Hello there!
I hope, and I can imagine, that this is the right forum where to find people who have gained some experience with devices like this.
I've done some little research lately about those different kinds of chinese CNC *routers*.
Basically, there seem to be two kinds:
1) newer, usually weaker ones, sold as wood engravers, which already have support for GRBL control, and you can see people on youtube runnig open source software that captures a heightmap of e.g. a copper board with a simple electrical contact, befor the actual milling, to get more precise results and all that.
These are called e.g. cnc 1610, 3018 (for 16x10 or 30x18 cm² max. work piece size)
and have something like a 150W motor driving the tool. Often there are many plastic parts holding the corners together.
2) older style, usually more metal, less plastic, at least 300W, up to 2.2kW motor, sometimes up to 4 axes, and people do actually use them to mill softer metals.
They are called e.g.
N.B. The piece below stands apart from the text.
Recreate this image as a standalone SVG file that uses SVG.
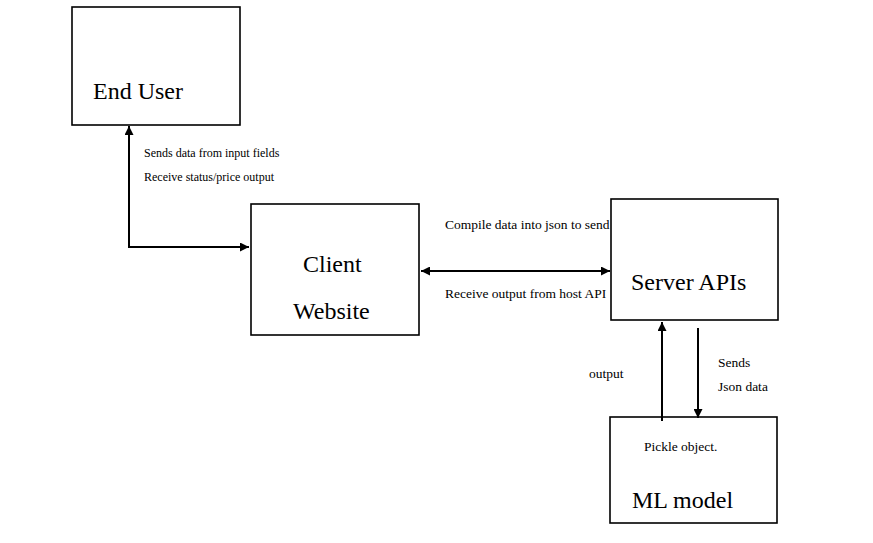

CNC 3020, or 6040, for their resp. sizes in cm.
They come with either parallel port or USB control, but as I understand, they get direct commands via their comm port and if the host OS has timing issues, this might mess up the routing accuracy.
Which is why you can buy, on ebay china, arduino based PCBs with motor drivers as addons that implement GRBL control (buffering data on the controllers - or so I'd hope, LOL!).
Now what I want to do with it, and the questions.
My best compromise of size vs. price is the 3018 or 3020 one, I pretty much settled on that rough format.
I could mill PCBs for most of my devices' front panels.
And, given the stronger one, 3020, perhaps even actually mill fader slits, and rectangular openings for e.g. LCDs, into some 2mm aluminium sheet?
I started off wanting one of those 3018 cheaper things (between 160..300 EUR, depending on seller... I tried dealextreme and now cancelled, boy have they sunken low with their service, totally unable to understand basic english to solve problems... *sigh* I digress...),
then discovering the sturdier 3020.
Note: comments about "use OSHpark or Seeed studio, you fool!" are 100% off topic and *not* appreciated. I know what I want in this regard, for certain scenarios, which do not involve waiting 2 weeks for a supposed weekend circuit that I don't want to wild-wire solder without DRC, or paying insane money for even 2-layer PCBs of front panel size like 30x18 cm² - and then shipping for those...Now, the 3018 seems pretty much ready-to-go and will do the most important of the jobs, i.e. milling PCB layouts. Time involved getting things up and running *is* relevant, as of course taking time out of my freetime for projects if the tool is it self too much of a project is a disadvantage.
*BUT* if the 3020 "full metal" thingy with, say 300W motor and 3 axes, could *realistically* do things like making aluminium panel cutouts for me without the direct-connection-no-bearings motor breaking after doing 10 panels (but still in hobby quantities), and perhaps as a bonus, mill some plastic parts (even if it's just voxel style "3D" with 3 axes
) this would be a really nice thing and would perhaps make me willing to invest the time & money to get all the extra stuff mentioned to improve their control hard- & software.
As for axes - so if I had 4 instead 3, does that mean I could do really smooth curves along one axis? (I don't think it's that important to me, but nice to know, should I encounter a good offer somewhere)
Also I wonder about accuracy of those both models against each other.
The 3018 has the base plate as one of the moving axes, whereas the 3020 moves the tool / motor spindle on both axes. I imagine this results in potentially more play vs. the flat base plate comfily sliding on 2 "threaded rods" ? With the 3018 or 1610 routers, I saw people doing traces for even QFP parts, hell I would be happy if it did SOIC well, at least I may not have to mess with UV-lighting hand-applied soldermask or nasty stuff like that with that format ;-) (I mean to aid soldering ICs. Spraying the whole board with cheap PCB insulation spray after assembly will probably solve the oxidation, and "I can make shorts easily" problem).
So - I'd like to know:
Is my general perception of these things about right?
What can you say about the points I am not sure about?